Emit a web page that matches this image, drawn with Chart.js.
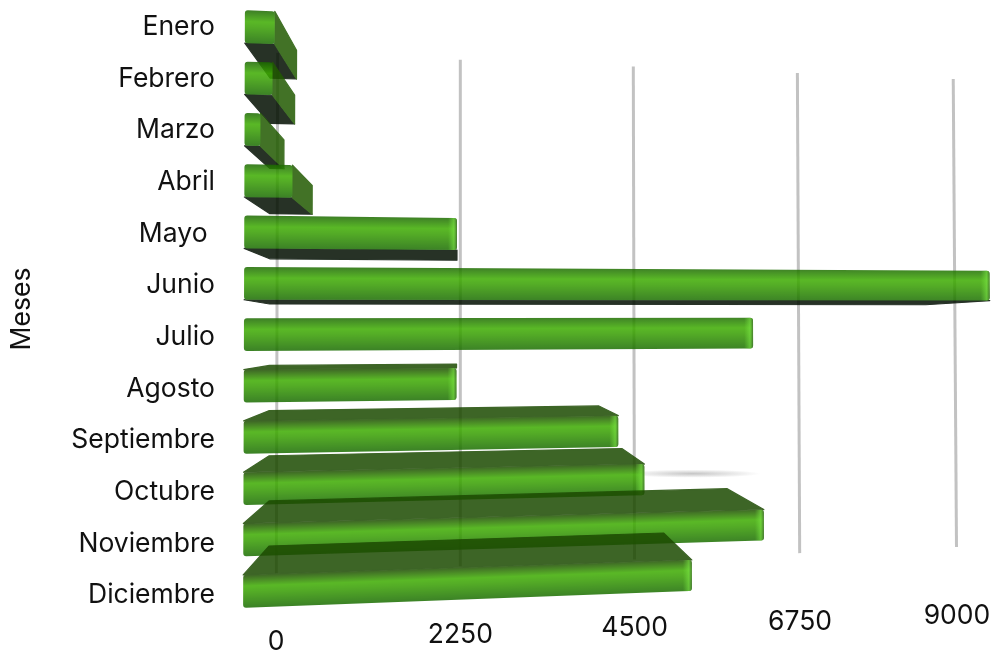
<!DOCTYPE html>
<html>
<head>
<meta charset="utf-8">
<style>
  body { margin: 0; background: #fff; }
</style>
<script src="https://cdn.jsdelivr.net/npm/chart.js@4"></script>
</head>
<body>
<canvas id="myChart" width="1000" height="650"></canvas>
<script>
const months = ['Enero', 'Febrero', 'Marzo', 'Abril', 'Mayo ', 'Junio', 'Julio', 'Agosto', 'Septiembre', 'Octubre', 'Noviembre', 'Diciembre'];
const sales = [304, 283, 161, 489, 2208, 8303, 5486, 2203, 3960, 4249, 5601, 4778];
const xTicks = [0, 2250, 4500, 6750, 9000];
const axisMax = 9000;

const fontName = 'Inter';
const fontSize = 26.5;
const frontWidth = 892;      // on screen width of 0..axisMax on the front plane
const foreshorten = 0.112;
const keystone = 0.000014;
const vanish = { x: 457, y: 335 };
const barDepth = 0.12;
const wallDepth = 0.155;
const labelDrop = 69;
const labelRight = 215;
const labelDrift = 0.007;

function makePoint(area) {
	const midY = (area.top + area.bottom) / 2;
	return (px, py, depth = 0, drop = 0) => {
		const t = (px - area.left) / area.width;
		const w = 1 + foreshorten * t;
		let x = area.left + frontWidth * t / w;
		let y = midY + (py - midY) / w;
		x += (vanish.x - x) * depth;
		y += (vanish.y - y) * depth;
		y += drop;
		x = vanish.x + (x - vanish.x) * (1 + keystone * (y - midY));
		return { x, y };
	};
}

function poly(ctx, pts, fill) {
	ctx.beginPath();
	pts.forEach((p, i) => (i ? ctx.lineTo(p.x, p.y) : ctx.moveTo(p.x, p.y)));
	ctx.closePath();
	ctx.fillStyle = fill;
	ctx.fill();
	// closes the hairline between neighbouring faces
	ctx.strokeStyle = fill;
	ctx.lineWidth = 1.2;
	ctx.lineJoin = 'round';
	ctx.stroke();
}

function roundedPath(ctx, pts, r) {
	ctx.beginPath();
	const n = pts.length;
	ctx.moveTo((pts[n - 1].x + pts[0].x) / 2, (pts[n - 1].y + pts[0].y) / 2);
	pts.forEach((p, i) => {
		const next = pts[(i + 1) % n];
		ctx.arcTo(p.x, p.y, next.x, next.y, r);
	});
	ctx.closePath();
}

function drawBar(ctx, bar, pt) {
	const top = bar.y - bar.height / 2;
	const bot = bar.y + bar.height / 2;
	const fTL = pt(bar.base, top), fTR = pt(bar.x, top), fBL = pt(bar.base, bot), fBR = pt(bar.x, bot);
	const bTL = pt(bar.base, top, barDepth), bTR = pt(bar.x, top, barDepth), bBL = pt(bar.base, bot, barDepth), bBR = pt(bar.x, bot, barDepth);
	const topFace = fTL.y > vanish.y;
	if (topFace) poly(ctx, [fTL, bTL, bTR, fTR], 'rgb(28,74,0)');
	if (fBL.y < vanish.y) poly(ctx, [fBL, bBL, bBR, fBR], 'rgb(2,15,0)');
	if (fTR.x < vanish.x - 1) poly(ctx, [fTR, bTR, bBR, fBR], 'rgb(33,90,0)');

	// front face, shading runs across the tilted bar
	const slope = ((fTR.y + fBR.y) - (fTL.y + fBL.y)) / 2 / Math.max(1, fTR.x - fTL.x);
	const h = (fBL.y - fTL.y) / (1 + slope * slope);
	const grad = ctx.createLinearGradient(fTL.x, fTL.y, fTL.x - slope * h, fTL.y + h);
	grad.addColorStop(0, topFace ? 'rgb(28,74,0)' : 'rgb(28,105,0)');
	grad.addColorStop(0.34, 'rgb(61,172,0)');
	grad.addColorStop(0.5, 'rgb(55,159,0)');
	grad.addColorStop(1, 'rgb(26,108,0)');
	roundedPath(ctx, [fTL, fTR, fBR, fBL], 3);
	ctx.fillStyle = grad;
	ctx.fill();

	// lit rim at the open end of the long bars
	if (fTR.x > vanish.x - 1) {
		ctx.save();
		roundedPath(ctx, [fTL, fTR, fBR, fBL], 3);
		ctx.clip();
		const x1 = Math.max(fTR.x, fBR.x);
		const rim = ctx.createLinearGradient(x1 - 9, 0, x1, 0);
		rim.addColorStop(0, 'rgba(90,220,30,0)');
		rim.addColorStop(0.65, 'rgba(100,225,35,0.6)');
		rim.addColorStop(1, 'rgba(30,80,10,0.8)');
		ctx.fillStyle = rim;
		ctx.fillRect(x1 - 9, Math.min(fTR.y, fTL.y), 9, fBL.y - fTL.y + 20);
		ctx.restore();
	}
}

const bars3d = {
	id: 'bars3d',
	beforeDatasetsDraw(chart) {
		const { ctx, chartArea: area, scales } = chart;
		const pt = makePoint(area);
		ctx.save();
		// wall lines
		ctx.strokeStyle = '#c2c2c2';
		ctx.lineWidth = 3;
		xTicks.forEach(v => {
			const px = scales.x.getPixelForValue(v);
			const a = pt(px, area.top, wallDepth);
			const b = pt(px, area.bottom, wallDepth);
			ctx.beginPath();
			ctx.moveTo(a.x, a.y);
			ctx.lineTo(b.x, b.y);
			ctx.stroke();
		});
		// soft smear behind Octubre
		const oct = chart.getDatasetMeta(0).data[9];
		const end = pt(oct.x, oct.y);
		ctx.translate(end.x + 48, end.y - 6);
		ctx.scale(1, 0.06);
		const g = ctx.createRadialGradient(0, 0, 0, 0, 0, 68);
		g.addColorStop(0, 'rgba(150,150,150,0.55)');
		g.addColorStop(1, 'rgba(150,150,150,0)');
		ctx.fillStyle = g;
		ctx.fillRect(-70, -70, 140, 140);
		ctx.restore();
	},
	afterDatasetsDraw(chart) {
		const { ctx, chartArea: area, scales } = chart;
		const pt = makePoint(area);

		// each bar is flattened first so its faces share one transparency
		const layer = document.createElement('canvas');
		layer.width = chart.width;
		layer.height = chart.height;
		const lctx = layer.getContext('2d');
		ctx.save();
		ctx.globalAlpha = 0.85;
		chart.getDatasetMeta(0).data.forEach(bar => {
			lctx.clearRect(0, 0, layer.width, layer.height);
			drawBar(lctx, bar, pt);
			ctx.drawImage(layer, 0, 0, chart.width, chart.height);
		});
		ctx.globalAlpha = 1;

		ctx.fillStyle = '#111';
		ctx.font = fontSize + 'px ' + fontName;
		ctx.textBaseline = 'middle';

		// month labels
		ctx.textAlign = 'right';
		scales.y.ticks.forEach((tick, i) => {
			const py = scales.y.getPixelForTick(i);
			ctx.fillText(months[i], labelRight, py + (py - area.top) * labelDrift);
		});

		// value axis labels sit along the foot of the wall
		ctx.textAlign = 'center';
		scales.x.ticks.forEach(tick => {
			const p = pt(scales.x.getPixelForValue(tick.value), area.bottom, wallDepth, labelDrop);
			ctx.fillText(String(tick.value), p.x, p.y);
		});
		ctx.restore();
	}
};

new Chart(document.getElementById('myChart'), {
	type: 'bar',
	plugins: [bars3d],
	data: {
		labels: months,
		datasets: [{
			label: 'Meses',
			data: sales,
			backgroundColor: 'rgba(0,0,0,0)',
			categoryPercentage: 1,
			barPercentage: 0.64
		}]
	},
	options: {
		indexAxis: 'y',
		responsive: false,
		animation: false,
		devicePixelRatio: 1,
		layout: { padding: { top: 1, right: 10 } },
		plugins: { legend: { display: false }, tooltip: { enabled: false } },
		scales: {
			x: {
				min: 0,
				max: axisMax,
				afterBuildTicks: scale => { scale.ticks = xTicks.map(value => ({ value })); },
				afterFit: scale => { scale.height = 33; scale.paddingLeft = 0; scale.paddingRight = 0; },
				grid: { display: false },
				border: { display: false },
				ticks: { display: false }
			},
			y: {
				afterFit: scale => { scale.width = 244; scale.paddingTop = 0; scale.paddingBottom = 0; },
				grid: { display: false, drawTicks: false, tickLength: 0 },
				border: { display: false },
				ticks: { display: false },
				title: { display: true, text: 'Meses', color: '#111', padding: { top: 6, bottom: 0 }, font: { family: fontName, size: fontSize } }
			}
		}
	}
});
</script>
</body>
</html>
________
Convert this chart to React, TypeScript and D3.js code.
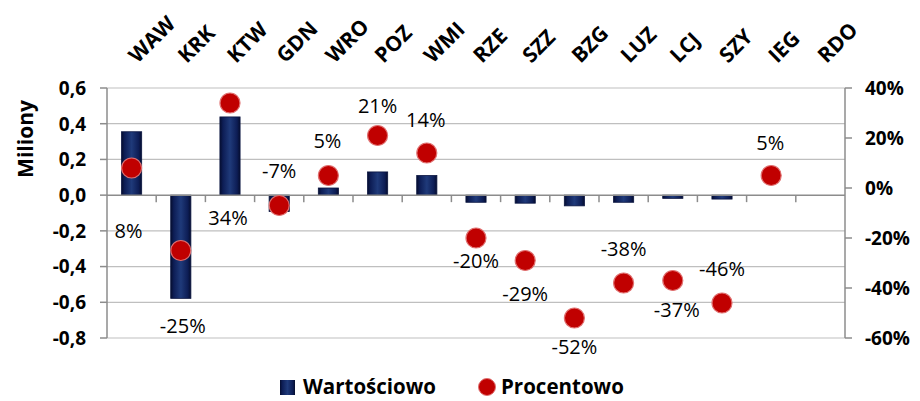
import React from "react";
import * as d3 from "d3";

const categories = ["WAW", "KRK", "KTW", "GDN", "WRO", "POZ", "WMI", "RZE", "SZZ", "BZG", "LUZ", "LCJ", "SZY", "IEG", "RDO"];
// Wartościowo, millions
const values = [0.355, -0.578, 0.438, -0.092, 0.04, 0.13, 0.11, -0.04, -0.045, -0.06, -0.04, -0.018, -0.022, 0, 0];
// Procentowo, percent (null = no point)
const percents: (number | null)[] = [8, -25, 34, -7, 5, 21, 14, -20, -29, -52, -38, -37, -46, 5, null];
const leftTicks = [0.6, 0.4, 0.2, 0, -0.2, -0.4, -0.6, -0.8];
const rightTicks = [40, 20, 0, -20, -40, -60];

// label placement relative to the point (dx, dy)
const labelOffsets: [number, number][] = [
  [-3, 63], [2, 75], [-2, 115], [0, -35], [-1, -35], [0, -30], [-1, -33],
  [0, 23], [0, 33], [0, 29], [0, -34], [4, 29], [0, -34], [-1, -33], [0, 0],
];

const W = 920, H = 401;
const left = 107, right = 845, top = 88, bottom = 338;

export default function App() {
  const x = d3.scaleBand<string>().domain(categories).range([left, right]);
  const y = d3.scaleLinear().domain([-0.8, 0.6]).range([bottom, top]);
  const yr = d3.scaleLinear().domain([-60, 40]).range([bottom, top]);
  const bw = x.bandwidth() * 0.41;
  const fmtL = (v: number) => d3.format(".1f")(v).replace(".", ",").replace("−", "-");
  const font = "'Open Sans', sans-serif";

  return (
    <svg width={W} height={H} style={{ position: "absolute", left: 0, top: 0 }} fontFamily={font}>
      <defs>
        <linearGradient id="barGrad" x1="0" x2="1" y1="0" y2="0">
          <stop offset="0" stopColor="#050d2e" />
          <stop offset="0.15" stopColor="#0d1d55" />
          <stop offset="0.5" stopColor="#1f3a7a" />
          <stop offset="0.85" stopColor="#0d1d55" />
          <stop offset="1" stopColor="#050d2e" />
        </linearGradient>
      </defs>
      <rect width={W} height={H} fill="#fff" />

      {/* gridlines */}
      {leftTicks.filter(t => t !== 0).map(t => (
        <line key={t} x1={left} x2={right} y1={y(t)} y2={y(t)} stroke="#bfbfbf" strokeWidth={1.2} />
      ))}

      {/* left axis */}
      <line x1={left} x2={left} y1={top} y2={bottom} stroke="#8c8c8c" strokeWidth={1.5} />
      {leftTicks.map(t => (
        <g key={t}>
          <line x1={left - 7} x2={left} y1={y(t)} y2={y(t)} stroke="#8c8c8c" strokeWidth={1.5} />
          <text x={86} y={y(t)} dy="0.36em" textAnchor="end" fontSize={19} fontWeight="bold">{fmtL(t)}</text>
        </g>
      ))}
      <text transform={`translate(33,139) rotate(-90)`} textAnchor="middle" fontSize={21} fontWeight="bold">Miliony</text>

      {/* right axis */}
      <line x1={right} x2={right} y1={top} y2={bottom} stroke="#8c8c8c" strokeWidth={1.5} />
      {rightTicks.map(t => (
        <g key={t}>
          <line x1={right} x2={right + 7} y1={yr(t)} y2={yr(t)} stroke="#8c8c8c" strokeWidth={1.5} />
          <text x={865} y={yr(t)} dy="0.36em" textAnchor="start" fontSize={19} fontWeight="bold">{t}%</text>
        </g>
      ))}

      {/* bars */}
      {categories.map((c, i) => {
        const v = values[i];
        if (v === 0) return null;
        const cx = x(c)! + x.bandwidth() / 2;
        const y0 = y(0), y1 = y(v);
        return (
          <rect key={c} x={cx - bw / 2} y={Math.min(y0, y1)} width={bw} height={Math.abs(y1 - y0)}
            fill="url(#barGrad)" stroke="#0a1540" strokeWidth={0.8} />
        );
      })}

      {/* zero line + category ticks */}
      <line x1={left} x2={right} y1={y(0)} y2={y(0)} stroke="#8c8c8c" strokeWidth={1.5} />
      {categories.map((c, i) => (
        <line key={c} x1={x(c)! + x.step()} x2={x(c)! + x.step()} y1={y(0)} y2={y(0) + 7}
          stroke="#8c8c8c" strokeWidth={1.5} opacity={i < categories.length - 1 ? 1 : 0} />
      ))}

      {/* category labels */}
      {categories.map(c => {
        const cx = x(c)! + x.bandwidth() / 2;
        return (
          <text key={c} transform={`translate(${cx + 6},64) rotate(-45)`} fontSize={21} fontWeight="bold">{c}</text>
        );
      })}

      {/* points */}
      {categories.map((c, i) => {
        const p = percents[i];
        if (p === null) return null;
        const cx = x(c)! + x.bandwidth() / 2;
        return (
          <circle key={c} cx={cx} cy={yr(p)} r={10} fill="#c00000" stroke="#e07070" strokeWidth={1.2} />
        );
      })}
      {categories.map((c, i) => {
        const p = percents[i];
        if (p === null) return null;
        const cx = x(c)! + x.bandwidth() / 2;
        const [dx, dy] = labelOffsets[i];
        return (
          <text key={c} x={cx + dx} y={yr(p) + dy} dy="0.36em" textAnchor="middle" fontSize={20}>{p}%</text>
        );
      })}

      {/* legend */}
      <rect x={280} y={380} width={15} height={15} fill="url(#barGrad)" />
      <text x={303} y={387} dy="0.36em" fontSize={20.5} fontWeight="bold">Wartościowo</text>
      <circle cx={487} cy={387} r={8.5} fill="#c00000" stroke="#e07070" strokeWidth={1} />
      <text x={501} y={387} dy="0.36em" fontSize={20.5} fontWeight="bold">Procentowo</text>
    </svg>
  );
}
________
WHAT IS BEING ASKED — Transcribe exactly the lines between the one containing "Emit a web page" and the one containing "const labelDrift = 0.007;", counting both ends. Pictures are not copied.

TASK OUTPUT —
Emit a web page that matches this image, drawn with Chart.js.
<!DOCTYPE html>
<html>
<head>
<meta charset="utf-8">
<style>
  body { margin: 0; background: #fff; }
</style>
<script src="https://cdn.jsdelivr.net/npm/chart.js@4"></script>
</head>
<body>
<canvas id="myChart" width="1000" height="650"></canvas>
<script>
const months = ['Enero', 'Febrero', 'Marzo', 'Abril', 'Mayo ', 'Junio', 'Julio', 'Agosto', 'Septiembre', 'Octubre', 'Noviembre', 'Diciembre'];
const sales = [304, 283, 161, 489, 2208, 8303, 5486, 2203, 3960, 4249, 5601, 4778];
const xTicks = [0, 2250, 4500, 6750, 9000];
const axisMax = 9000;

const fontName = 'Inter';
const fontSize = 26.5;
const frontWidth = 892;      // on screen width of 0..axisMax on the front plane
const foreshorten = 0.112;
const keystone = 0.000014;
const vanish = { x: 457, y: 335 };
const barDepth = 0.12;
const wallDepth = 0.155;
const labelDrop = 69;
const labelRight = 215;
const labelDrift = 0.007;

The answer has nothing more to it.